Ensuite, une fois calmée, la personne peut se montrer plus réceptive à des services d’aide.

Une série marquante

«La série Face à la rue n’a été que ça, des retrouvailles, des marques d’amour, d’affection, de leçons de vie», a exprimé Jean-Marie Lapointe, tout en relatant les retrouvailles d’un père et de son fils.

Lui-même a vécu une expérience émouvante avec Mélanie qui avait besoin d’amour et qu’il a prise dans ses bras, ce qu’il n’a jamais pu faire avec sa maman alcoolique, morte à 49 ans. «J’ai pensé à ma maman. Par procuration, j’ai pu bercer ma mère. C’est venu guérir quelque chose en moi. C’est juste ça, «Face à la rue», des guérisons, des miracles, des marques d’affection, de la résilience», a-t-il fait valoir.

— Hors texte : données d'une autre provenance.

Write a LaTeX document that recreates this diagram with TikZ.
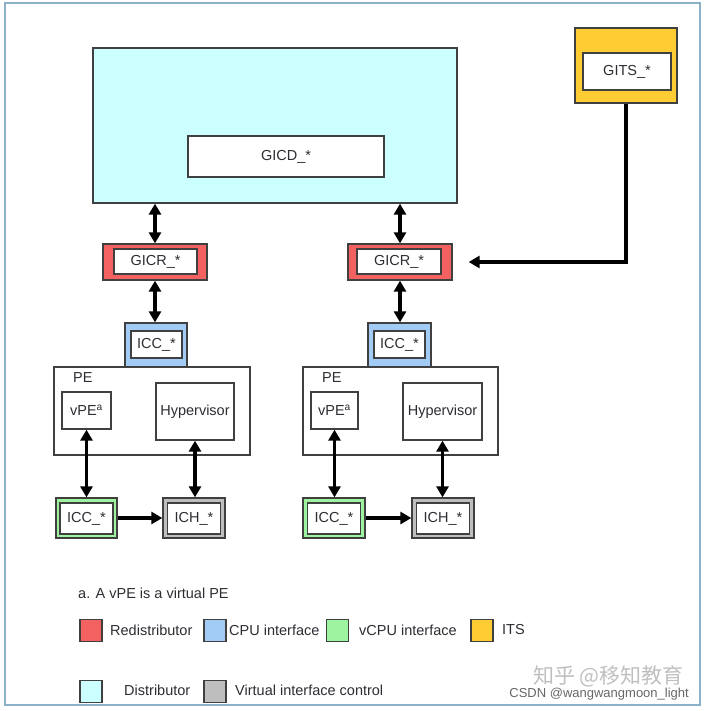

Mais il n’aurait pu agir ainsi avec Mélanie, a-t-il dit, s’il n’avait pas souffert de la mort de sa mère. «Car la compassion vient des épreuves, de la souffrance, des claques sur la gueule.»

Période de questions

Généreux, Jean-Marie Lapointe a fait fi de la quinzaine de minutes prévues pour répondre, pendant une bonne demi-heure aux questions des participants.

Que doit-on faire pour combattre les préjugés?, lui a-t-on demandé. «Gandhi disait : vous devez être les changements que vous voulez voir dans le monde. Si on veut combattre les préjugés dans la société, on doit la combattre nous-mêmes, prêcher par l’exemple et incarner ce changement», a-t-il répondu.

Une façon simple aussi de combattre les préjugés réside dans le regard. «Sans donner de l’argent à la personne, baissez la vitre,  regardez la personne et dites-lui bonjour, a suggéré Jean-Marie. Beaucoup de gens dans la rue nous l’ont dit : vous saviez comment ça  fait du bien quand les gens s’arrêtent et viennent nous voir en nous saluant. Juste le temps d’un arrêt et d’un bonjour, ça fait ma journée.»

Pour Jean-Marie Lapointe, un simple regard, un sourire, un bonjour peuvent faire une différence pour ces personnes trop souvent habituées au mépris. «En faisant cela, tu le fais sentir qu’il est un être humain. Si plein de gens le font, ces personnes auront le sentiment qu’elles ont une valeur. Un petit geste vaut mieux que l’indifférence, a-t-il plaidé. Cette petite différence faite collectivement peut avoir un impact, j’ose croire.»

Enfin, la rue n’est pas un choix, mais «une absence de choix», a soutenu le conférencier, précisant que nul n’est à l’abri. «J’ai appris que ça peut-être moi qui ai arrêté de consommer il y a 10 ou 12 ans. Mais s’il m’arrivait quelques coups durs et que je recommençais à consommer pour geler mon mal, je ne sais pas où cela me mènerait. Ceux qui sont dans la rue m’ont enseigné que ça peut-être moi ou n’importe qui. Il faut donc que je les aime, que je les traite avec compassion sans jugement», a-t-il conclu.